Files of type .plk contain information about the part-of-speech tagging, lemmatisation, lexicon link-up and information about multi-word expressions.
In a .plk file two types of lines occur:
<au> | an annotation unit. The boundaries of this element are determined by the puntuation mark. |
<mu> | a mark-up unit that may contain COMMENT or BACKGROUND information. |
s | speakerID. In the context of the <au> element possible values of this attribute are: Nxxxxx, Vxxxxx or UNKOWN where x denotes a digit. In the context of the <mu> element the s-attribute may have either of two values: COMMENT or BACKGROUND. |
tb | time begin (in seconds) of the annotation unit.

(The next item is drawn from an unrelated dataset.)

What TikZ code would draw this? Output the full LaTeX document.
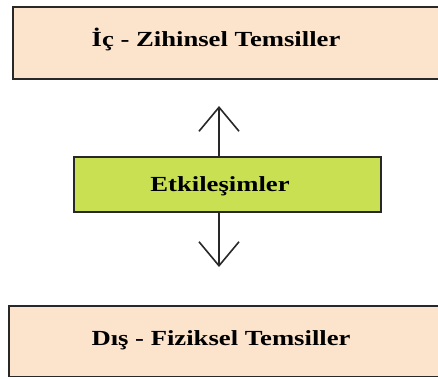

The time begin has been derived from the .ort file. A time marker may coincide with a sentence boundary, but this need not be the case. Therefore, the time begin may be somewhat earlier than the actual beginning of the sentence in the audio file. |
column1 | word form (token) as it occurs in the orthogrfaphic transcription (cf. data in the .ort files) |
column2 | part-of-speech tag that has been assigned to a token. For an overview of the tags that were used, see /data/annot/text/plk/tagset.txt on the annotation DVD. |
column3 | lemma of the token. The underscore ("_") indicates that a lemma is absent. |
column4 | lexicon-ID of the word form. The ID refers to the single-word lexicon (/data/lexicon/text/cgnlex.txt on the annotation DVD) |
column5 | lexicon-ID of the lemma associated with the word form. The ID refers to the single-word lexicon (/data/lexicon/text/cgnlex.txt on the annotation DVD) |
column6 | multi-word lemma (when different from column 3) |
column7 | lexicon-ID of the multi-word lemma. The ID refers to the multi-word lexicon (/data/lexicon/text/cgnmlex.txt on the annotation DVD) |
column8 | References to the different parts of the multi-word expression by means of the rank number of the word in the sentence. |
A lexicon-ID with the value "0" signifies that the lemma or the word form has not been linked-up by the lexicon (i.e. is not considered to be part of a multi-word expression). Whenever an element of a multi-word expression has been omitted, as in ik deed (aandoen en uitdoen) het licht aan en uit, then the lemmas that occur with the word form deed are separated by a forward dash ("/"), the same goes for the associated lexicon-IDs in the next column. When a lemma or word form is ambiguous (there are multiple references to the lexicon), the lexicon-IDs are separated by a vertical bar ("|").